Dmitri shows up and appears half-insane to Pyotr Ilyitch.
By the way, Pyotr Ilyitch, I wanted to ask you: have you ever stolen anything in your life?”
“What a question!”
“Oh, I didn’t mean anything. From somebody’s pocket, you know. I don’t mean government money, every one steals that, and no doubt you do, too….”
“You go to the devil.”
“I’m talking of other people’s money. Stealing straight out of a pocket? Out of a purse, eh?”
“I stole twenty copecks from my mother when I was nine years old. I took it off the table on the sly, and held it tight in my hand.” “Well, and what happened?” “Oh, nothing. I kept it three days, then I felt ashamed, confessed, and gave it back.”
Dmitri is a bizarre character in Brothers Karamazov. He has a strong sense of morality but it is eccentric to say the least.
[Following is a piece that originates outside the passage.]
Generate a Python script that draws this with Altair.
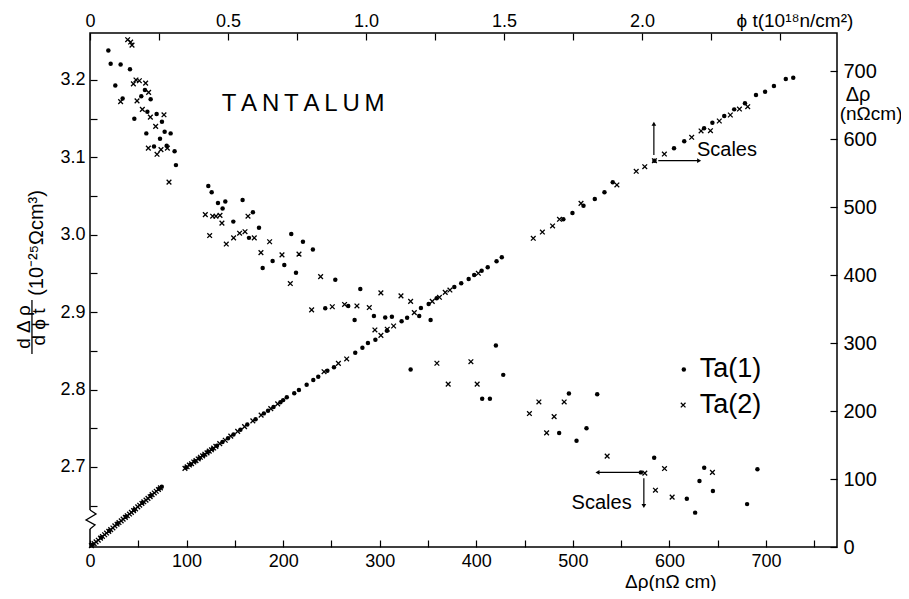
import altair as alt
import pandas as pd

# ---------------- data ----------------
# dΔρ/dφt (10^-25 Ω cm^3) versus Δρ (nΩ cm)  -- bottom / left axes
ta1_drho = [19, 21.4, 31.7, 41.4, 26.2, 33.8, 53.1, 56.9, 62.8, 45.9, 59.4, 69.0, 74.5, 58.3,
            72.5, 77.3, 83.5, 66.3, 79.4, 87.6, 89.0, 122.5, 126, 132.5, 140.1, 137.3, 158,
            168.7, 148.4, 175, 208.4, 220.5, 230.8, 164.6, 189.1, 178.8, 201.2, 213.3, 254,
            279.9, 243.6, 267.4, 274, 294, 305.7, 312.6, 340.9, 352.7, 332, 420.3, 427.9,
            406.1, 414.1, 495.9, 525.2, 485.8, 503.8, 514.1, 584.2, 570.4, 631.1, 636, 645,
            618, 626.6, 680.4, 691.1]
ta1_slope = [3.238, 3.221, 3.220, 3.214, 3.193, 3.176, 3.179, 3.187, 3.175, 3.150, 3.159, 3.156,
             3.146, 3.131, 3.124, 3.133, 3.131, 3.114, 3.115, 3.108, 3.090, 3.063, 3.055, 3.041,
             3.043, 3.034, 3.045, 3.029, 3.017, 3.009, 3.001, 2.991, 2.981, 2.996, 2.966, 2.957,
             2.961, 2.951, 2.942, 2.930, 2.905, 2.908, 2.890, 2.895, 2.893, 2.894, 2.895, 2.890,
             2.826, 2.857, 2.819, 2.788, 2.788, 2.795, 2.794, 2.744, 2.734, 2.750, 2.712, 2.693,
             2.682, 2.699, 2.669, 2.659, 2.641, 2.652, 2.697]
ta2_drho = [39, 42.1, 43.5, 44.9, 47.6, 51.1, 57.6, 60.7, 31.7, 48.7, 54.2, 62.5, 76.6, 68.0,
            60.4, 73.5, 69.4, 80.1, 81.8, 119.4, 127, 130.4, 134.6, 136.6, 163.6, 123.9, 141.1,
            148.7, 154.9, 160.5, 170.1, 177, 186, 198.8, 216.4, 207.4, 238.8, 229.5, 250.9,
            263.6, 276.4, 289.2, 301.2, 322, 332, 295, 307.8, 359.2, 394.4, 370.9, 400.9, 455,
            464.8, 491, 480.6, 472.8, 535.5, 574.5, 594.9, 585.5, 602.8, 644.5]
ta2_slope = [3.252, 3.249, 3.245, 3.195, 3.200, 3.199, 3.196, 3.184, 3.172, 3.173, 3.162, 3.152,
             3.155, 3.140, 3.112, 3.110, 3.104, 3.112, 3.068, 3.026, 3.024, 3.024, 3.025, 3.015,
             3.024, 2.999, 2.988, 2.996, 3.002, 3.004, 2.996, 2.977, 2.991, 2.974, 2.975, 2.937,
             2.946, 2.903, 2.907, 2.910, 2.908, 2.906, 2.925, 2.921, 2.914, 2.877, 2.878, 2.834,
             2.836, 2.807, 2.807, 2.769, 2.784, 2.784, 2.765, 2.744, 2.714, 2.692, 2.698, 2.670,
             2.661, 2.693]

# Δρ (nΩ cm) versus φt (10^18 n/cm^2)  -- top / right axes
ta1_phit = [0.01, 0.04, 0.07, 0.10, 0.13, 0.16, 0.19, 0.22, 0.25, 0.26,
            0.348, 0.364, 0.38, 0.396, 0.412, 0.428, 0.444, 0.46, 0.48, 0.50, 0.52, 0.545, 0.57,
            0.60, 0.63, 0.645, 0.665, 0.69, 0.70, 0.713, 0.740, 0.757, 0.785, 0.809, 0.827, 0.860,
            0.884, 0.961, 0.987, 1.007, 1.034, 1.076, 1.129, 1.149, 1.199, 1.227, 1.256, 1.320,
            1.345, 1.372, 1.392, 1.419, 1.441, 1.473, 1.492,
            1.715, 1.748, 1.788, 1.829, 1.864, 1.894, 2.045, 2.116, 2.153, 2.225, 2.255, 2.298,
            2.334, 2.373, 2.413, 2.446, 2.478, 2.521, 2.548]
ta1_rho = [3.5, 14, 24, 34.5, 44.5, 54.5, 65, 75.5, 85.5, 88.7,
           117, 121.5, 126, 130.5, 135, 140, 144, 149, 154.5, 160, 165.5, 172.5, 180,
           188, 196.5, 200.5, 206, 213, 216, 220.1, 226, 230.9, 238.7, 245.6, 250.4, 259.3,
           264.3, 285.8, 293.1, 300, 304.9, 318.1, 331.9, 337.2, 351.5, 357.4, 365.7, 382.4,
           387.8, 394.1, 400, 406.3, 411.3, 420.1, 426,
           481.9, 491.2, 502, 511.8, 521.6, 536.3, 568.1, 586.3, 596.6, 615.7, 624, 633.8,
           643.6, 652.5, 664.7, 669.6, 677.9, 688.2, 690.2]
ta2_phit = [0.005, 0.015, 0.022, 0.03, 0.038, 0.045, 0.053, 0.06, 0.068, 0.075, 0.083, 0.09,
            0.098, 0.105, 0.113, 0.12, 0.128, 0.135, 0.143, 0.15, 0.158, 0.165, 0.173, 0.18,
            0.188, 0.195, 0.203, 0.21, 0.218, 0.225, 0.233, 0.24, 0.248, 0.255,
            0.344, 0.352, 0.36, 0.368, 0.376, 0.384, 0.392, 0.40, 0.408, 0.416, 0.424, 0.432,
            0.44, 0.448, 0.456, 0.47, 0.49, 0.51, 0.535, 0.56, 0.59, 0.62, 0.655, 0.68, 0.848,
            0.900, 0.930, 1.054, 1.100, 1.175, 1.240, 1.266, 1.287, 1.304, 1.407,
            1.606, 1.639, 1.676, 1.701, 1.779, 1.909, 1.979, 2.010, 2.045, 2.081, 2.180, 2.214,
            2.248, 2.280, 2.320, 2.353, 2.383]
ta2_rho = [2, 5, 7.5, 10, 13, 15.5, 18, 20.5, 23, 25.5, 28, 31,
           33.5, 36, 38.5, 41, 43.5, 46, 48.5, 51, 53.5, 56, 59, 61.5,
           64, 66.5, 69, 71.5, 74, 77, 79.5, 82, 84.5, 87,
           115.7, 118, 120.5, 122.5, 125, 127, 129.5, 132, 134, 136.5, 138.5, 141,
           143, 145.5, 148, 152, 157, 163, 170, 177, 185.5, 194, 203.5, 210.5, 257.8,
           270.1, 276.5, 311.3, 325, 344.6, 361.3, 367.2, 374.5, 377.9, 402.5,
           454, 463.2, 472.1, 481.9, 505.4, 532.4, 552.5, 559.3, 568.1, 577.9, 602.5, 611.8,
           612.2, 626.5, 635.3, 644.1, 647.5]

# tick values
bottom_ticks = [0, 50, 100, 150, 200, 250, 300, 350, 400, 450, 500, 550, 600, 650, 700, 750]
left_ticks = [2.65, 2.70, 2.75, 2.80, 2.85, 2.90, 2.95, 3.00, 3.05, 3.10, 3.15, 3.20]
top_ticks = [0, 0.25, 0.5, 0.75, 1.0, 1.25, 1.5, 1.75, 2.0, 2.25, 2.5]
right_ticks = [0, 100, 200, 300, 400, 500, 600, 700]

# ---------------- chart ----------------
FONT = "Liberation Sans"
CROSS = "M-1,-1L1,1M-1,1L1,-1"

SXA = alt.Scale(domain=[0, 773.5], nice=False, zero=False)
SYA = alt.Scale(domain=[2.5966, 3.2607], nice=False, zero=False)
SXB = alt.Scale(domain=[0, 2.7065], nice=False, zero=False)
SYB = alt.Scale(domain=[0, 755.9], nice=False, zero=False)

common_axis = dict(offset=-7, tickSize=7, domain=False, grid=False, title=None,
                   labelColor="black", tickColor="black", tickWidth=1.2,
                   labelFont=FONT, labelFlush=False, labelOverlap=False, labelBound=False)

ax_bottom = alt.Axis(orient="bottom", values=bottom_ticks, labelFontSize=18, labelPadding=5,
                     labelExpr="datum.value % 100 == 0 && datum.value <= 700 ? datum.label : ''",
                     **common_axis)
ax_left = alt.Axis(orient="left", values=left_ticks, labelFontSize=18, labelPadding=5,
                   labelExpr="round(datum.value*100) % 10 == 0 ? format(datum.value, '.1f') : ''",
                   **common_axis)
ax_top = alt.Axis(orient="top", values=top_ticks, labelFontSize=18, labelPadding=3,
                  labelExpr="datum.value == 0 ? '0' : (round(datum.value*4) % 2 == 0 && datum.value < 2.1 ? format(datum.value, '.1f') : '')",
                  **common_axis)
ax_right = alt.Axis(orient="right", values=right_ticks, labelFontSize=20, labelPadding=6,
                    format="d", **common_axis)


# every child of a layer carries the same axis, so the merged axis is kept
def xa(f):
    return alt.X(f, type="quantitative", scale=SXA, axis=ax_bottom)


def ya(f):
    return alt.Y(f, type="quantitative", scale=SYA, axis=ax_left)


def xb(f):
    return alt.X(f, type="quantitative", scale=SXB, axis=ax_top)


def yb(f):
    return alt.Y(f, type="quantitative", scale=SYB, axis=ax_right)


df_s1 = pd.DataFrame({"x": ta1_drho, "y": ta1_slope})
df_s2 = pd.DataFrame({"x": ta2_drho, "y": ta2_slope})
df_l1 = pd.DataFrame({"x": ta1_phit, "y": ta1_rho})
df_l2 = pd.DataFrame({"x": ta2_phit, "y": ta2_rho})

dot_kw = dict(size=20, color="black", opacity=1)
cross_kw = dict(shape=CROSS, size=22, filled=False, stroke="black", strokeWidth=1.3, opacity=1)

s_dots = alt.Chart(df_s1).mark_circle(**dot_kw).encode(x=xa("x"), y=ya("y"))
s_cross = alt.Chart(df_s2).mark_point(**cross_kw).encode(x=xa("x"), y=ya("y"))

l_dots = alt.Chart(df_l1).mark_circle(**dot_kw).encode(x=xb("x"), y=yb("y"))
l_cross = alt.Chart(df_l2).mark_point(**cross_kw).encode(x=xb("x"), y=yb("y"))


def text_a(x, y, s, size, align="left", angle=0):
    d = pd.DataFrame({"x": [x], "y": [y], "t": [s]})
    return alt.Chart(d).mark_text(align=align, baseline="middle", fontSize=size, font=FONT,
                                  color="black", angle=angle).encode(
        x=xa("x"), y=ya("y"), text="t:N")


def text_b(x, y, s, size, align="left"):
    d = pd.DataFrame({"x": [x], "y": [y], "t": [s]})
    return alt.Chart(d).mark_text(align=align, baseline="middle", fontSize=size, font=FONT,
                                  color="black").encode(x=xb("x"), y=yb("y"), text="t:N")


# legend symbols
leg1 = alt.Chart(pd.DataFrame({"x": [614.9], "y": [2.826]})).mark_circle(**dot_kw).encode(
    x=xa("x"), y=ya("y"))
leg2 = alt.Chart(pd.DataFrame({"x": [614.2], "y": [2.780]})).mark_point(**cross_kw).encode(
    x=xa("x"), y=ya("y"))

# "Scales" arrows (lower, bottom/left scales)
arr_a_h = alt.Chart(pd.DataFrame({"x": [569.4], "x2": [526.5], "y": [2.693]})).mark_rule(
    color="black", strokeWidth=1.2).encode(x=xa("x"), x2="x2", y=ya("y"))
arr_a_v = alt.Chart(pd.DataFrame({"x": [573.5], "y": [2.6855], "y2": [2.6507]})).mark_rule(
    color="black", strokeWidth=1.2).encode(x=xa("x"), y=ya("y"), y2="y2")
head_a_l = alt.Chart(pd.DataFrame({"x": [525.5], "y": [2.693]})).mark_point(
    shape="triangle-left", size=22, filled=True, color="black", opacity=1).encode(x=xa("x"), y=ya("y"))
head_a_d = alt.Chart(pd.DataFrame({"x": [573.5], "y": [2.6495]})).mark_point(
    shape="triangle-down", size=22, filled=True, color="black", opacity=1).encode(x=xa("x"), y=ya("y"))

# left-axis break (zigzag)
zig_x = [0, 6.2, -4.1, 5.2, 0]
zig_y = [2.6444, 2.6393, 2.6315, 2.6251, 2.6199]
zig_df = pd.DataFrame({"x": zig_x, "y": zig_y, "o": list(range(5))})
gap = alt.Chart(pd.DataFrame({"x": [0], "y": [2.6444], "y2": [2.6199]})).mark_rule(
    color="white", strokeWidth=4).encode(x=xa("x"), y=ya("y"), y2="y2")
zig = alt.Chart(zig_df).mark_line(color="black", strokeWidth=1.3).encode(
    x=xa("x"), y=ya("y"), order="o:Q")

# left axis title as a fraction
frac_bar = alt.Chart(pd.DataFrame({"x": [-60.1], "y": [2.9158], "y2": [2.8460]})).mark_rule(
    color="black", strokeWidth=1.3).encode(x=xa("x"), y=ya("y"), y2="y2")

TS = "\u2009"
layer_a = alt.layer(
    s_dots, s_cross, gap, zig, leg1, leg2,
    arr_a_h, arr_a_v, head_a_l, head_a_d,
    text_a(136.3, 3.169, TS.join("TANTALUM"), 24),
    text_a(631.4, 2.826, "Ta(1)", 27),
    text_a(631.4, 2.780, "Ta(2)", 27),
    text_a(498.7, 2.654, "Scales", 20),
    text_a(601.4, 2.5518, "Δρ(nΩ cm)", 19, align="center"),
    text_a(-68.3, 2.8809, "d Δ ρ", 19, align="center", angle=270),
    text_a(-52.8, 2.8809, "d ϕ t", 19, align="center", angle=270),
    text_a(-54.5, 2.9894, "(10⁻²⁵Ωcm³)", 20, align="center", angle=270),
    frac_bar,
)

# "Scales" arrows (upper, top/right scales)
arr_b_v = alt.Chart(pd.DataFrame({"x": [2.043], "y": [576.5], "y2": [621.0]})).mark_rule(
    color="black", strokeWidth=1.2).encode(x=xb("x"), y=yb("y"), y2="y2")
arr_b_h = alt.Chart(pd.DataFrame({"x": [2.059], "x2": [2.203], "y": [568.1]})).mark_rule(
    color="black", strokeWidth=1.2).encode(x=xb("x"), x2="x2", y=yb("y"))
head_b_u = alt.Chart(pd.DataFrame({"x": [2.043], "y": [622.5]})).mark_point(
    shape="triangle-up", size=22, filled=True, color="black", opacity=1).encode(x=xb("x"), y=yb("y"))
head_b_r = alt.Chart(pd.DataFrame({"x": [2.207], "y": [568.1]})).mark_point(
    shape="triangle-right", size=22, filled=True, color="black", opacity=1).encode(x=xb("x"), y=yb("y"))

layer_b = alt.layer(
    l_dots, l_cross,
    arr_b_v, arr_b_h, head_b_u, head_b_r,
    text_b(2.199, 583.8, "Scales", 20),
    text_b(2.554, 773.5, "ϕ t(10¹⁸n/cm²)", 19, align="center"),
    text_b(2.783, 664.7, "Δρ", 20, align="center"),
    text_b(2.830, 636.8, "(nΩcm)", 19, align="center"),
)

chart = alt.layer(layer_a, layer_b).resolve_scale(
    x="independent", y="independent"
).properties(
    width=747, height=514,
    autosize=alt.AutoSizeParams(type="none"),
    padding={"left": 82, "top": 25, "right": 64, "bottom": 44},
    background="white",
).configure_view(
    stroke="black", strokeWidth=1.5
)

chart.save("out.html", embed_options={"renderer": "svg", "actions": False})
I find this quote hilarious because Dmitri immediately thinks of government money as not other people’s money.
What’s interesting is that Dmitri brags to his friends that he is willing to kill his father to obtain his mother’s inheritance that he believes is rightly his. Dmitri would rather be a murderer than a thief. If he believed that his father owed him 9,000 rubles. He would kill his father to take the 9,000 but he wouldn’t take a Kopec* more. Yet government money is always being stolen as if it is little concern.
It seems that Dostoevsky saw the immorality emerging out of big government money before almost anybody else.